ECONOMICAL TILT-UP CONSTRUCTION DESERVES MORE DESIGN CONSIDERATION, SAYS TCI

Tilt-up construction, often overlooked in the design of new concrete structures, can be an economical alternative to traditional building materials and does not negatively affect a structure’s looks and durability, says Gary Theodosiou, engineer and lecturer at The Concrete Institute.

Theodosiou says the economic viability of tilt-up/precast construction can be maximised by repetition: repeating identical panels and avoiding differentiation in panel sizing as much as possible.  Tilt-up offers cost-savings not only for warehouse construction but also for structural elements such as columns, beams, trusses, slabs and walls where there is sufficient repetition of the building elements.

“For tilt-up construction, the concrete elements are cast on site and lifted into final position. The elements are formed on a concrete slab – usually the building floor, but sometimes a temporary concrete casting surface, near the building footprint. After the concrete has cured, the elements are tilted from horizontal to vertical with a crane and braced into position until the remaining building structural components – such as roofs, intermediate floors and walls – are secured. By forming the concrete elements on the ground and not in their final position, tilt-up provides a significant reduction in man-hours and formwork,” Theodosiou states.

The tilt-up panels – set out according to a predetermined casting layout – span from base to roof diaphragm, act as beams and can carry roof and slab loads. They make up the building façade, structure and final finish in a single operation.

“Once the casting surface or floor slab has cured, forms are built on top. A high-quality plywood or fibre board with at least one smooth face is typically used, but steel forms are also suitable. Carpenters work off engineered drawings designed for each panel or element to construct on site, incorporating all door and window openings, as well as architectural features and other desired shapes that can be moulded into the concrete. Studs, gussets and attachment plates are located within the form for embedding in the concrete. The forms are usually anchored to the casting surface with masonry nails to prevent damage to the floor slab.

“Then, a chemically reactive bond-breaker is sprayed on the forms and casting surfaces to prevent the cast concrete from bonding with the slab. This allows the cast element to separate from the casting surface once it has cured. This is a critical step, as improper chemical selection or application will prevent the lifting of the panels, and may lead to costly demolition and rework,” Theodosiou adds.

A reinforcement grid is constructed inside the forms, after the form release is applied, and spaced off the casting surface to the desired distance with plastic “chairs”. Concrete is then placed, filling the desired thickness and surrounding all steel inserts, embedded features and reinforcement.

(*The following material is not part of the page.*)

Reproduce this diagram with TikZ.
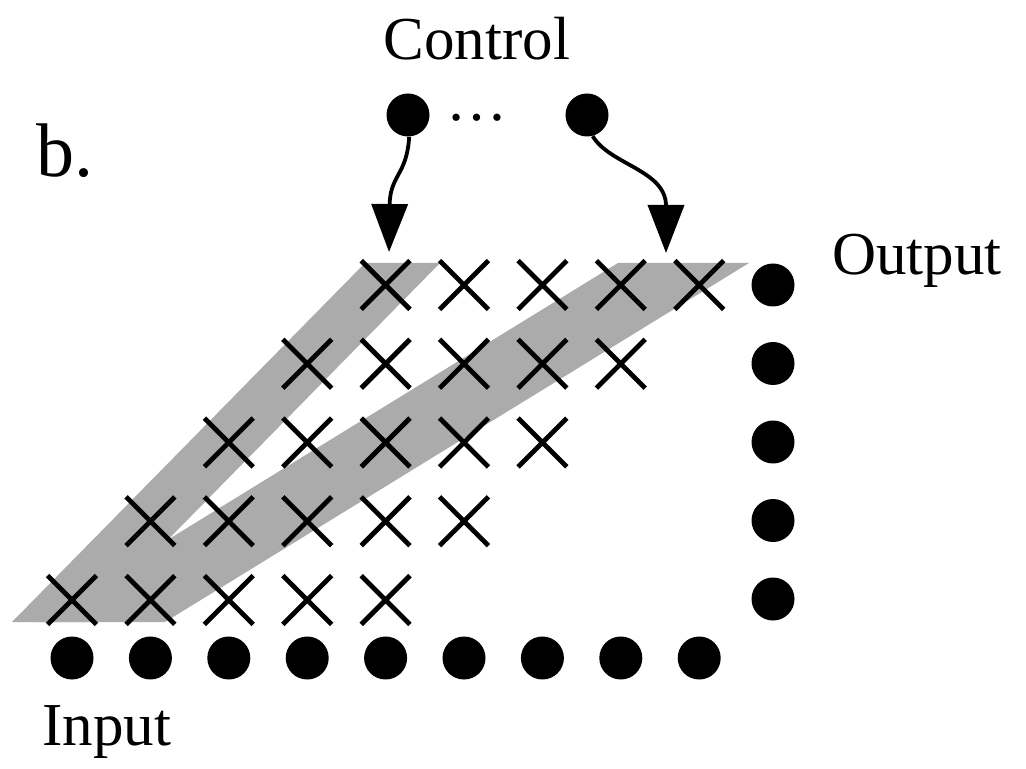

The forms are removed when the concrete is cured, rigging is attached and a crane then tilts or lifts the panels into place.

“In situations where space is limited, concrete elements can be cast on top of each other, or stack cast. Quite often a separate casting pad is poured for this purpose and removed when the panels are erected.”

Theodosiou says tilt-up does not sacrifice quality for cost but provides a finished product with the strength and durability of reinforced concrete walls while being able to economically achieve aesthetic effects not possible or cost-effective with other methods of construction.

“Tilt-up walls furthermore do not produce substantial waste to dispose of which means lower environmental impact. The walls can be recycled if the building is taken down and reassembled at a new location which also adds to the building method’s sustainability,” Theodosiou comments.